Accountability equals credibility. To have both, advertisers and their agencies must first have a relationship based on trust and a compensation system based on performance, but equitably so.
Agencies and clients have turned up the volume in their discussions of incentive compensation. It's considered astute to advocate it, neanderthal to reject it. Consultant Robert Lundin, of Jones-Lundin Associates,
says pay-for-performance incentives add value to both advertiser and agency by leading to more enduring relationships, clear definitions of expectations and a way to evaluate performance on a regular basis.
Yet for an incentive-based compensation plan to work, trust must be the point of embarkation. Since trust is not easily forged in any quarter of society today, it is unreasonable and shortsighted of marketers to ask agencies to accept a narrow gauge of performance.
DDB Needham Worldwide Chairman Keith Reinhard has championed pay for performance, but admits in some cases the system has abused agencies by making them a scapegoat for brand managers seeking quarterly cost savings to goose their numbers. Saatchi & Saatchi Advertising Exec VP-Chief Financial Officer William Cochrane, at this month's American Association of Advertising Agencies meeting, told of a client that, after a year of solid business, faced an unexpected downturn. It then refused to pay the incentive compensation that would have accounted for 20% of the agency's revenue from the account.
So agencies must not only be selective in determining which clients make good partners in pay-for-performance plans but also in how the plan is structured.
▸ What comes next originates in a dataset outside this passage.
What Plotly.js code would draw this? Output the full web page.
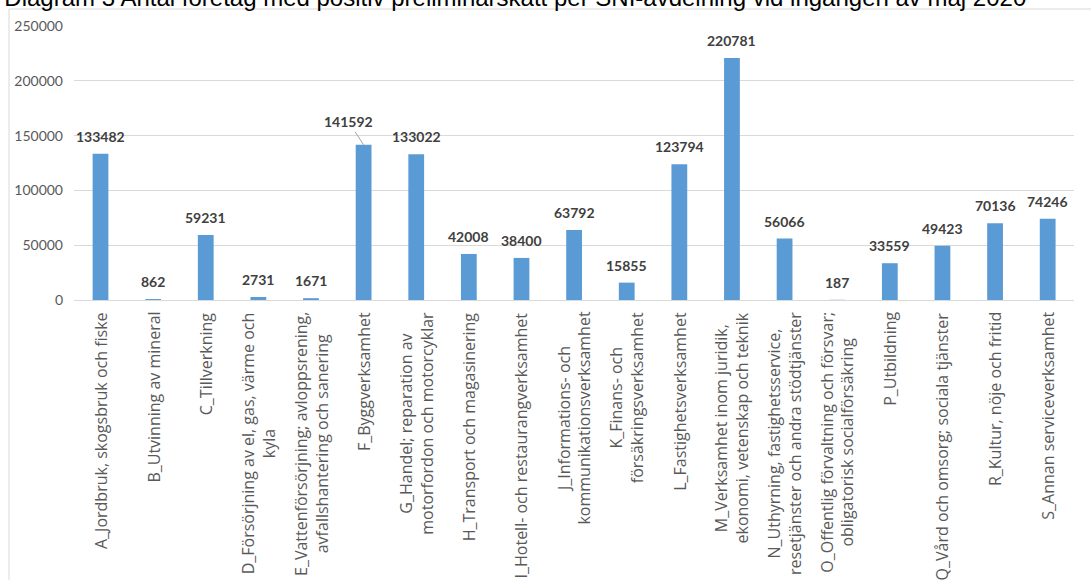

Overall performance, not just isolated brand objectives, must be judged, since factors other than advertising can play havoc with targets. A system that awards bonus points throughout the year rather than one that depends on a make-or-break, end-of-year evaluation would seem the way to go.
Even so, agencies should not leave it up to the client to say what they have done but document that to the client at regular intervals.
West sets pace
As the editors of Advertising Age convened to select our 24th annual U.S. Agency of the Year, a common theme kept resurfacing: Nearly every short-list agency being considered for the honor was based on the West Coast. There was the eventual winner, of course, Foote, Cone & Belding, San Francisco. Also the runner-up, San Francisco's Goodby, Silverstein & Partners. Not to mention the Venice, Calif., office of TBWA Chiat/Day, and Portland, Ore.-based Wieden & Kennedy.
The West, of course, has long been a creative hot spot. But its creative dominance was overpowering last year, which is as much a knock on the work being produced by the rest of the country as it is an acknowledgement of the brilliance of the work coming out of the West. Lists of last year's best ads inevitably were topped by Nissan's "Toys" spot and Energizer's "Spotters" campaign (both TBWA Chiat/Day), FCB's Levi's work and Goodby's offbeat Polaroid commercials.
Chrysler Corp. Vice Chairman Robert Lutz, speaking at the annual American Association of Advertising Agencies meeting this month, told agencies not to get so caught up in defining themselves as "full-service communications conglomerates" that they lose sight of the core product. "If your mission . . . is to produce great advertising, and nothing but great advertising, you'll be ahead of the game," he said.
That's a message the West Coast has already absorbed.